#### To be done:
Can you output, word for word, the lines between the one holding "Convert this chart to D3.js code." and the one holding "const layers = stack(rows);", inclusive, leaving out any pictures?

--- Input records ---

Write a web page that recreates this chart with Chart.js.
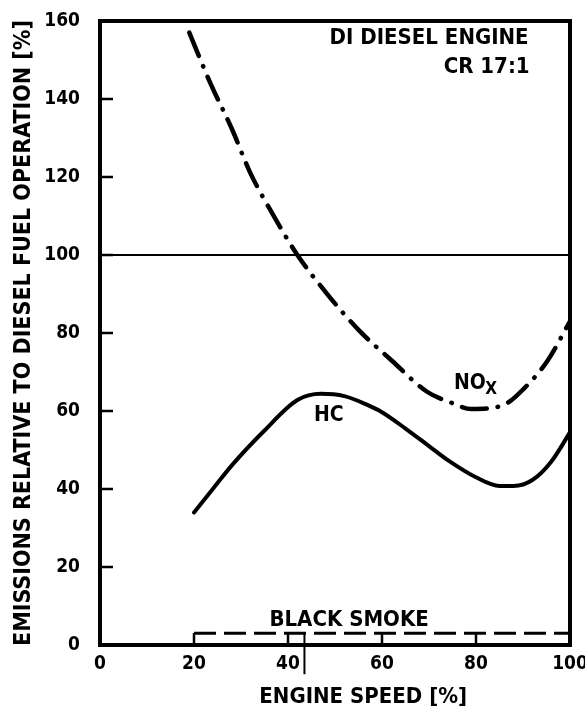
<!DOCTYPE html>
<html>
<head>
<meta charset="utf-8">
<script src="https://cdn.jsdelivr.net/npm/chart.js@4/dist/chart.umd.min.js"></script>
<style>
  body { margin: 0; background: #fff; }
  #wrap { width: 585px; height: 708px; }
</style>
</head>
<body>
<div id="wrap"><canvas id="emissionChart" width="585" height="708"></canvas></div>
<script>
// values (engine speed % -> emissions %)
var noxSpeed = [19, 23.5, 28, 32, 36.5, 42, 48, 55, 62, 69.5, 75, 79, 83, 87, 90, 95, 100];
var noxValue = [157, 144, 132.5, 121, 111, 100, 90.5, 80.8, 73, 65, 62, 60.5, 60.7, 62.3, 65.5, 72.5, 83];

var hcSpeed = [20, 24, 28, 35, 42, 47, 52, 57, 60, 65, 70, 74, 80, 85, 88, 92, 96, 100];
var hcValue = [34, 40, 46, 55, 62.8, 64.4, 63.8, 61.5, 59.7, 55.5, 51, 47.4, 43, 40.8, 40.8, 42.3, 47, 54.5];

var smokeSpeed = [20, 100];
var smokeValue = [3, 3];

var refSpeed = [0, 100];
var refValue = [100, 100];

var markSpeed = [43.5, 43.5];
var markValue = [3, -7.5];

var xTicks = [0, 20, 40, 60, 80, 100];
var yTicks = [0, 20, 40, 60, 80, 100, 120, 140, 160];

var FONT = "'DejaVu Sans Condensed', 'DejaVu Sans', sans-serif";

function pts(xs, ys) {
    return xs.map(function (x, i) { return {x: x, y: ys[i]}; });
}

var framePlugin = {
    id: "frame",
    afterDraw: function (chart) {
        var ctx = chart.ctx;
        var a = chart.chartArea;
        var xs = chart.scales.x, ys = chart.scales.y;
        ctx.save();
        ctx.strokeStyle = "#000";
        ctx.lineWidth = 4;
        ctx.strokeRect(a.left, a.top, a.right - a.left, a.bottom - a.top);
        // inward ticks
        ctx.lineWidth = 2.5;
        ctx.beginPath();
        yTicks.slice(1, -1).forEach(function (v) {
            var p = ys.getPixelForValue(v);
            ctx.moveTo(a.left, p);
            ctx.lineTo(a.left + 13, p);
        });
        xTicks.slice(1, -1).forEach(function (v) {
            var p = xs.getPixelForValue(v);
            ctx.moveTo(p, a.bottom);
            ctx.lineTo(p, a.bottom - 12);
        });
        ctx.stroke();
        // labels inside the plot
        ctx.fillStyle = "#000";
        ctx.textBaseline = "middle";
        ctx.font = "bold 22px " + FONT;
        ctx.textAlign = "right";
        ctx.fillText("DI DIESEL ENGINE", xs.getPixelForValue(91.2), ys.getPixelForValue(155.6));
        ctx.fillText("CR 17:1", xs.getPixelForValue(91.4), ys.getPixelForValue(148.2));
        ctx.textAlign = "center";
        ctx.fillText("BLACK SMOKE", xs.getPixelForValue(53), ys.getPixelForValue(6.4));
        ctx.font = "bold 21px " + FONT;
        ctx.fillText("HC", xs.getPixelForValue(48.7), ys.getPixelForValue(58.8));
        ctx.fillText("NO", xs.getPixelForValue(78.7), ys.getPixelForValue(67.1));
        ctx.font = "bold 17px " + FONT;
        ctx.fillText("X", xs.getPixelForValue(83.2), ys.getPixelForValue(65.4));
        // x-axis title (sits right of centre in the original)
        ctx.font = "bold 22px " + FONT;
        ctx.fillText("ENGINE SPEED [%]", xs.getPixelForValue(56), 697);
        ctx.restore();
    }
};

var config = {
    type: "line",
    data: {
        datasets: [
            {
                label: "NOx",
                data: pts(noxSpeed, noxValue),
                borderColor: "#000",
                borderWidth: 4.5,
                borderDash: [25, 11, 0.5, 11],
                borderCapStyle: "round",
                cubicInterpolationMode: "monotone",
                pointRadius: 0
            },
            {
                label: "HC",
                data: pts(hcSpeed, hcValue),
                borderColor: "#000",
                borderWidth: 4,
                borderCapStyle: "round",
                cubicInterpolationMode: "monotone",
                pointRadius: 0
            },
            {
                label: "Black smoke",
                data: pts(smokeSpeed, smokeValue),
                borderColor: "#000",
                borderWidth: 3,
                borderDash: [22, 8],
                pointRadius: 0
            },
            {
                label: "Diesel reference",
                data: pts(refSpeed, refValue),
                borderColor: "#000",
                borderWidth: 1.8,
                pointRadius: 0
            },
            {
                label: "mark",
                data: pts(markSpeed, markValue),
                borderColor: "#000",
                borderWidth: 2,
                pointRadius: 0,
                clip: false
            }
        ]
    },
    options: {
        responsive: false,
        animation: false,
        layout: {padding: {top: 21, right: 15, left: 0, bottom: 0}},
        plugins: {legend: {display: false}, tooltip: {enabled: false}},
        scales: {
            x: {
                type: "linear",
                min: 0,
                max: 100,
                afterFit: function (s) {
                    s.height = 63;
                    s.paddingLeft = 0;
                    s.paddingRight = 0;
                },
                afterBuildTicks: function (s) { s.ticks = xTicks.map(function (v) { return {value: v}; }); },
                grid: {display: false},
                border: {display: false},
                ticks: {color: "#000", padding: 0, maxRotation: 0, font: {family: FONT, size: 19, weight: "bold"}},
                title: {display: false}
            },
            y: {
                min: 0,
                max: 160,
                afterFit: function (s) {
                    s.width = 100;
                    s.paddingTop = 0;
                    s.paddingBottom = 0;
                },
                afterBuildTicks: function (s) { s.ticks = yTicks.map(function (v) { return {value: v}; }); },
                grid: {display: false},
                border: {display: false},
                ticks: {color: "#000", padding: 12, font: {family: FONT, size: 19, weight: "bold"}},
                title: {
                    display: true,
                    text: "EMISSIONS RELATIVE TO DIESEL FUEL OPERATION [%]",
                    color: "#000",
                    padding: {top: 13, bottom: 0},
                    font: {family: FONT, size: 23, weight: "bold", lineHeight: 1}
                }
            }
        }
    },
    plugins: [framePlugin]
};

var EmissionChart = new Chart(document.getElementById("emissionChart"), config);
</script>
</body>
</html>
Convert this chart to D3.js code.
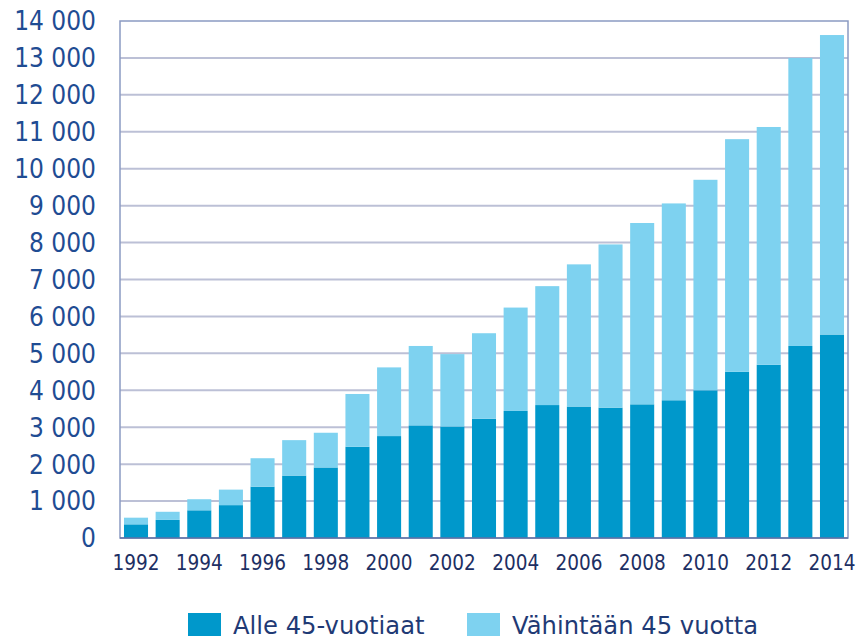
<!DOCTYPE html>
<html>
<head>
<meta charset="utf-8">
<script src="https://cdn.jsdelivr.net/npm/d3@7"></script>
<style>
  body { margin: 0; background: #fff; }
  text { font-family: "DejaVu Sans", Verdana, sans-serif; }
</style>
</head>
<body>
<script>
const years = d3.range(1992, 2015);
// Alle 45-vuotiaat
const under45 = [370, 490, 750, 890, 1390, 1690, 1910, 2470, 2760, 3050, 3020, 3230,
  3440, 3600, 3560, 3530, 3620, 3730, 4000, 4500, 4690, 5200, 5510];
// total of both groups
const totals = [550, 710, 1050, 1310, 2160, 2650, 2850, 3900, 4620, 5200, 4980, 5545,
  6240, 6820, 7410, 7950, 8530, 9060, 9700, 10800, 11130, 13000, 13620];
// Vähintään 45 vuotta
const over45 = totals.map((t, i) => t - under45[i]);
const yTicks = d3.range(0, 14001, 1000);
const seriesNames = ["Alle 45-vuotiaat", "Vähintään 45 vuotta"];
const colors = ["#0098cb", "#7ed2f0"];

const width = 860, height = 641;
const plotLeft = 120, plotRight = 848, plotTop = 21, plotBottom = 538;

const svg = d3.select("body").append("svg")
  .attr("width", width)
  .attr("height", height);

const x = d3.scaleBand()
  .domain(years)
  .range([plotLeft, plotRight])
  .paddingInner(0.24)
  .paddingOuter(0.126);

const y = d3.scaleLinear()
  .domain([0, 14000])
  .range([plotBottom, plotTop]);

const fmt = (d) => d3.format(",")(d).replace(",", " ");

// gridlines
svg.append("g")
  .selectAll("line")
  .data(yTicks.filter((d) => d > 0 && d < 14000))
  .join("line")
  .attr("x1", plotLeft).attr("x2", plotRight)
  .attr("y1", (d) => y(d)).attr("y2", (d) => y(d))
  .attr("stroke", "#bcc0d6")
  .attr("stroke-width", 2);

// frame
svg.append("rect")
  .attr("x", plotLeft).attr("y", plotTop)
  .attr("width", plotRight - plotLeft).attr("height", plotBottom - plotTop)
  .attr("fill", "none")
  .attr("stroke", "#8b9ac2")
  .attr("stroke-width", 1.5);

const stack = d3.stack().keys([0, 1]).value((d, k) => d[k]);
const rows = years.map((yr, i) => ({ year: yr, 0: under45[i], 1: over45[i] }));
const layers = stack(rows);

svg.append("g")
  .selectAll("g")
  .data(layers)
  .join("g")
  .attr("fill", (d, i) => colors[i])
  .selectAll("rect")
  .data((d) => d)
  .join("rect")
  .attr("x", (d) => x(d.data.year))
  .attr("width", x.bandwidth())
  .attr("y", (d) => y(d[1]))
  .attr("height", (d) => y(d[0]) - y(d[1]));

// bottom axis line
svg.append("line")
  .attr("x1", plotLeft).attr("x2", plotRight)
  .attr("y1", plotBottom).attr("y2", plotBottom)
  .attr("stroke", "#5f72a6")
  .attr("stroke-width", 1.5);

// y labels (slightly narrowed glyphs like the original)
svg.append("g")
  .selectAll("text")
  .data(yTicks)
  .join("text")
  .attr("transform", (d) => `translate(96,${y(d)}) scale(0.9,1)`)
  .attr("dy", "0.36em")
  .attr("text-anchor", "end")
  .attr("font-size", 26)
  .attr("fill", "#1f4c93")
  .text(fmt);

// x labels
svg.append("g")
  .selectAll("text")
  .data(years.filter((d) => d % 2 === 0))
  .join("text")
  .attr("transform", (d) => `translate(${x(d) + x.bandwidth() / 2},562) scale(0.88,1)`)
  .attr("dy", "0.36em")
  .attr("text-anchor", "middle")
  .attr("font-size", 21)
  .attr("fill", "#1d2f63")
  .text((d) => d);

// legend
const legendX = [188, 467];
const legend = svg.append("g")
  .selectAll("g")
  .data(seriesNames)
  .join("g")
  .attr("transform", (d, i) => `translate(${legendX[i]},613)`);
legend.append("rect")
  .attr("width", 33).attr("height", 23)
  .attr("fill", (d, i) => colors[i]);
legend.append("text")
  .attr("transform", "translate(45,12) scale(0.97,1)")
  .attr("dy", "0.36em")
  .attr("font-size", 25)
  .attr("fill", "#1f3a75")
  .text((d) => d);
</script>
</body>
</html>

---

#### Task result:
Convert this chart to D3.js code.
<!DOCTYPE html>
<html>
<head>
<meta charset="utf-8">
<script src="https://cdn.jsdelivr.net/npm/d3@7"></script>
<style>
  body { margin: 0; background: #fff; }
  text { font-family: "DejaVu Sans", Verdana, sans-serif; }
</style>
</head>
<body>
<script>
const years = d3.range(1992, 2015);
// Alle 45-vuotiaat
const under45 = [370, 490, 750, 890, 1390, 1690, 1910, 2470, 2760, 3050, 3020, 3230,
  3440, 3600, 3560, 3530, 3620, 3730, 4000, 4500, 4690, 5200, 5510];
// total of both groups
const totals = [550, 710, 1050, 1310, 2160, 2650, 2850, 3900, 4620, 5200, 4980, 5545,
  6240, 6820, 7410, 7950, 8530, 9060, 9700, 10800, 11130, 13000, 13620];
// Vähintään 45 vuotta
const over45 = totals.map((t, i) => t - under45[i]);
const yTicks = d3.range(0, 14001, 1000);
const seriesNames = ["Alle 45-vuotiaat", "Vähintään 45 vuotta"];
const colors = ["#0098cb", "#7ed2f0"];

const width = 860, height = 641;
const plotLeft = 120, plotRight = 848, plotTop = 21, plotBottom = 538;

const svg = d3.select("body").append("svg")
  .attr("width", width)
  .attr("height", height);

const x = d3.scaleBand()
  .domain(years)
  .range([plotLeft, plotRight])
  .paddingInner(0.24)
  .paddingOuter(0.126);

const y = d3.scaleLinear()
  .domain([0, 14000])
  .range([plotBottom, plotTop]);

const fmt = (d) => d3.format(",")(d).replace(",", " ");

// gridlines
svg.append("g")
  .selectAll("line")
  .data(yTicks.filter((d) => d > 0 && d < 14000))
  .join("line")
  .attr("x1", plotLeft).attr("x2", plotRight)
  .attr("y1", (d) => y(d)).attr("y2", (d) => y(d))
  .attr("stroke", "#bcc0d6")
  .attr("stroke-width", 2);

// frame
svg.append("rect")
  .attr("x", plotLeft).attr("y", plotTop)
  .attr("width", plotRight - plotLeft).attr("height", plotBottom - plotTop)
  .attr("fill", "none")
  .attr("stroke", "#8b9ac2")
  .attr("stroke-width", 1.5);

const stack = d3.stack().keys([0, 1]).value((d, k) => d[k]);
const rows = years.map((yr, i) => ({ year: yr, 0: under45[i], 1: over45[i] }));
const layers = stack(rows);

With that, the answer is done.